For the moment, the meaning of a linguistic sign is best thought of as a shared knowledge structure referred to as a concept in linguistics. We will talk about such knowledge structures in much more detail in Section 3.1 and Section 3.2, but for now, let us simply describe them in the way dictionaries do. For the word tree, this description would be something like ‘a relatively large plant with a thick wooden stem and lateral branches that start at some distance from the ground and have green leaf- or needle-shaped growths attached to them for at least part of the year’. Note that in linguistics, descriptions of a sign’s meaning are always given in single quotation marks, as we did just now. If you just want to clarify that you are talking about the meaning of a word, without going into detail as to what that meaning is, you can also use the word itself in all capital letters — for example, TREE.

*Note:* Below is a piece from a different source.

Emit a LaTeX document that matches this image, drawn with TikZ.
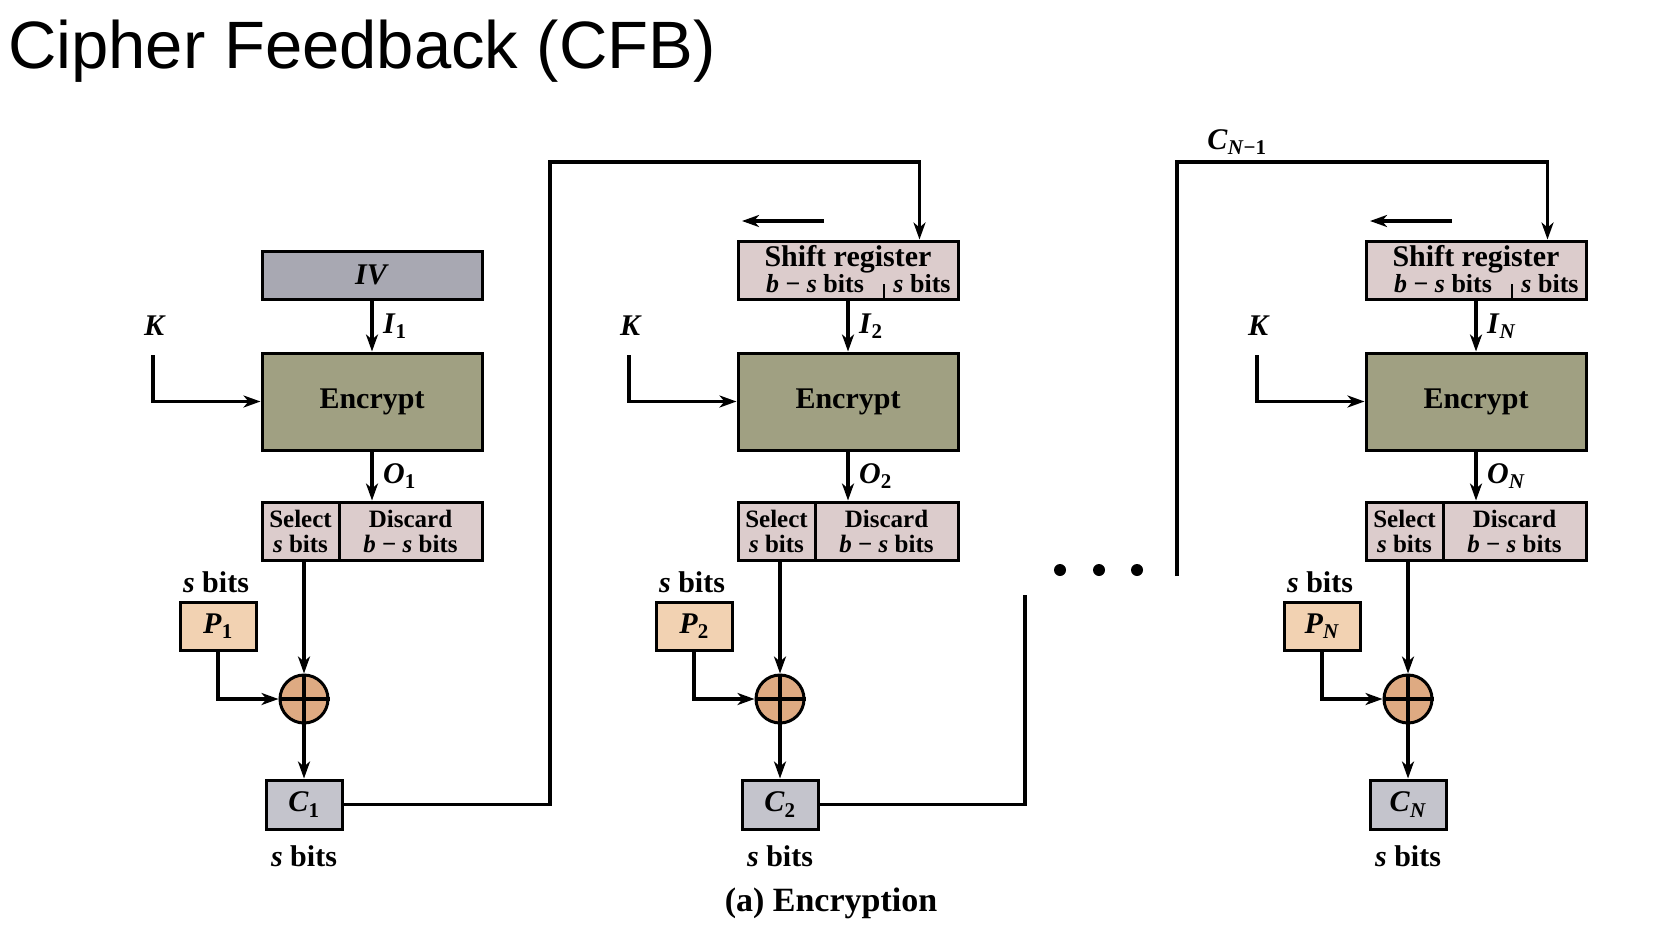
\documentclass[tikz,border=0pt]{standalone}
\usepackage{fontspec}
\setmainfont{Liberation Serif}
\newfontfamily\titlefont{Liberation Sans}
\usetikzlibrary{arrows.meta,calc}
\definecolor{ivgray}{RGB}{168,168,178}
\definecolor{cgray}{RGB}{196,196,204}
\definecolor{olivebox}{RGB}{160,160,130}
\definecolor{pinkbox}{RGB}{220,204,204}
\definecolor{peach}{RGB}{242,210,178}
\definecolor{xorfill}{RGB}{222,170,130}
\begin{document}
\begin{tikzpicture}[x=1pt,y=-1pt,
  bx/.style={draw=black, line width=3pt, inner sep=0pt, font=\bfseries\fontsize{30}{34}\selectfont},
  smallbx/.style={bx, align=center, font=\bfseries\fontsize{25}{25}\selectfont},
  arr/.style={line width=3.2pt, -{Stealth[length=17pt,width=12pt,inset=5pt]}},
  ln/.style={line width=3.2pt},
  lab/.style={inner sep=0pt, font=\bfseries\fontsize{30}{34}\selectfont},
  srlab/.style={inner sep=0pt, font=\bfseries\fontsize{26}{28}\selectfont},
  ]
\useasboundingbox (0,0) rectangle (1664,940);
\fill[white] (0,0) rectangle (1664,940);

\node[inner sep=0pt, anchor=base west, font=\titlefont\fontsize{67}{70}\selectfont] (title) at (8,68) {Cipher Feedback (CFB)};

% column 1 top box
\node[bx, fill=ivgray, minimum width=220, minimum height=48] (top1) at (372,275) {\textit{IV}};

% shift registers for columns 2 and N
\foreach \i/\dx in {2/476, N/1104}{
  \begin{scope}[xshift=\dx pt]
    \node[bx, fill=pinkbox, minimum width=220, minimum height=58] (top\i) at (372,270) {};
    \node[lab] (srt\i) at (372,259) {Shift register};
    \node[srlab] (srl\i) at (339,284) {\textit{b} − \textit{s} bits};
    \node[srlab] (srr\i) at (446,284) {\textit{s} bits};
    \coordinate (dva\i) at (408,284);
    \coordinate (dvb\i) at (408,299);
    \draw[line width=2.2pt] (dva\i) -- (dvb\i);
    \coordinate (sa\i) at (348,221);
    \coordinate (sb\i) at (266,221);
    \draw[arr] (sa\i) -- (sb\i);
  \end{scope}
}

% common parts of each column
\foreach \i/\dx/\sub in {1/0/1, 2/476/2, N/1104/{\textit{N}}}{
  \begin{scope}[xshift=\dx pt]
    \node[bx, fill=olivebox, minimum width=220, minimum height=97] (enc\i) at (372,401.5) {Encrypt};
    \node[smallbx, fill=pinkbox, minimum width=77, minimum height=58] (sel\i) at (300.5,531) {Select\\\textit{s} bits};
    \node[smallbx, fill=pinkbox, minimum width=143, minimum height=58] (dis\i) at (410.5,531) {Discard\\\textit{b} − \textit{s} bits};
    \node[draw=black, line width=3pt, fill=xorfill, circle, minimum size=48, inner sep=0pt] (x\i) at (304,699) {};
    \draw[ln] (x\i.north) -- (x\i.south) (x\i.west) -- (x\i.east);
    \node[bx, fill=peach, minimum width=76, minimum height=48] (p\i) at (218,626) {\textit{P}\textsubscript{\sub}};
    \node[lab] (ps\i) at (216,582) {\textit{s} bits};
    \node[bx, fill=cgray, minimum width=76, minimum height=49] (c\i) at (304,804.5) {\textit{C}\textsubscript{\sub}};
    \node[lab] (cs\i) at (304,856) {\textit{s} bits};
    \node[lab] (k\i) at (155,326) {\textit{K}};
    \coordinate (ks\i) at (153,355);
    \draw[arr] (ks\i) |- (enc\i.west);
    \draw[arr] (top\i.south) -- (enc\i.north);
    \node[lab, anchor=west] (il\i) at (383,326) {\textit{I}\textsubscript{\sub}};
    \draw[arr] (enc\i.south) -- (enc\i.south |- dis\i.north);
    \node[lab, anchor=west] (ol\i) at (383,476) {\textit{O}\textsubscript{\sub}};
    \draw[arr] (x\i.north |- sel\i.south) -- (x\i.north);
    \draw[arr] (p\i.south) |- (x\i.west);
    \draw[arr] (x\i.south) -- (c\i.north);
  \end{scope}
}

% feedback C1 -> shift register 2
\coordinate (fb1a) at (550,162);
\coordinate (in2) at ($(top2.north west)+(183,0)$);
\draw[arr] (c1.east) -| (fb1a) -| (in2);

% C2 continues
\coordinate (c2end) at (1025,595);
\draw[ln] (c2.east) -| (c2end);

% C_{N-1} -> shift register N
\coordinate (fbNs) at (1177,576);
\coordinate (fbNt) at (1177,162);
\coordinate (inN) at ($(topN.north west)+(183,0)$);
\draw[arr] (fbNs) -- (fbNt) -| (inN);
\node[lab] (cnm1) at (1237,142) {\textit{C}\textsubscript{\textit{N}−1}};

% dots
\fill (1060,570) circle (6);
\fill (1099,570) circle (6);
\fill (1137,570) circle (6);

\node[inner sep=0pt, font=\bfseries\fontsize{34}{36}\selectfont] (cap) at (831,903) {(a) Encryption};
\end{tikzpicture}
\end{document}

Subsection The association between form and meaning

Finally, the association between the mental representation of a linguistic form and the mental representation of a meaning is itself a mental phenomenon. Put simply, each of these representation can activate the other: we can perceive (see, hear, feel, smell or) a tree or simply think of one, and this will activate the representation of a particular sequence of sounds, movements or shapes, which we can then produce (if we choose to do so). Or we can perceive a sequence of sounds, gestures or shapes, and this will activate a mental representation of a tree. Depending on the situation, we may then make a connection between that knowledge (a mental representation) and a particular entity in the real world (for example, between the concept of a tree and a specific tree — we will come back to this issue in Section 2.3).
Since written language is to some extent dependent on spoken language, the question arises as to how the written form — for example, a sequence of shapes — is connected to the spoken form — a sequence of sounds. The broad answer is that there can be additional associations in our mind either between a spoken and a written form, or between a meaning and a written form. Which of these are likely to exist depends on the type of writing system and, in the case of an alphabetic writing system, on the type of correspondence between sounds and graphemes. In English, this correspondence is rather indirect — as we saw in the case of the sequences ⟨ee⟩, ⟨ei⟩, ⟨ea⟩ and ⟨ie⟩, which can all stand for the same vowel. Since it is impossible to predict what grapheme or combination of graphemes will be used to represent a particular speech sound in the orthographic representation of a particular word, we can assume that learning to read English involves learning to associate sequences of graphemes directly with the meaning of words. One piece of evidence for such an association is readily available: you should be able to think of words that you have read repeatedly and understand perfectly, but are not sure how to say out loud — in languages you acquired as a child, and certainly in languages that you learned as an adult.

Question 2.1.5.

Think of some words (in English or other languages you know) that you can use in reading and writing, but that you are not sure how to produce in speech. Then think of some words (again, in any language you know) that you can use in speech but that you are unsure how to produce in writing.
On the other hand, for language users who regularly read written texts out loud, there is probably also an association between written and spoken forms that does not involve meaning. First, you may have had the experience of reading a text out loud without paying any attention to meaning; second, you may know how to say and write certain words without knowing their meaning.

Question 2.1.6.

Think of some words (in English or other languages you know) that you know how to say and write, but whose meaning you do not know.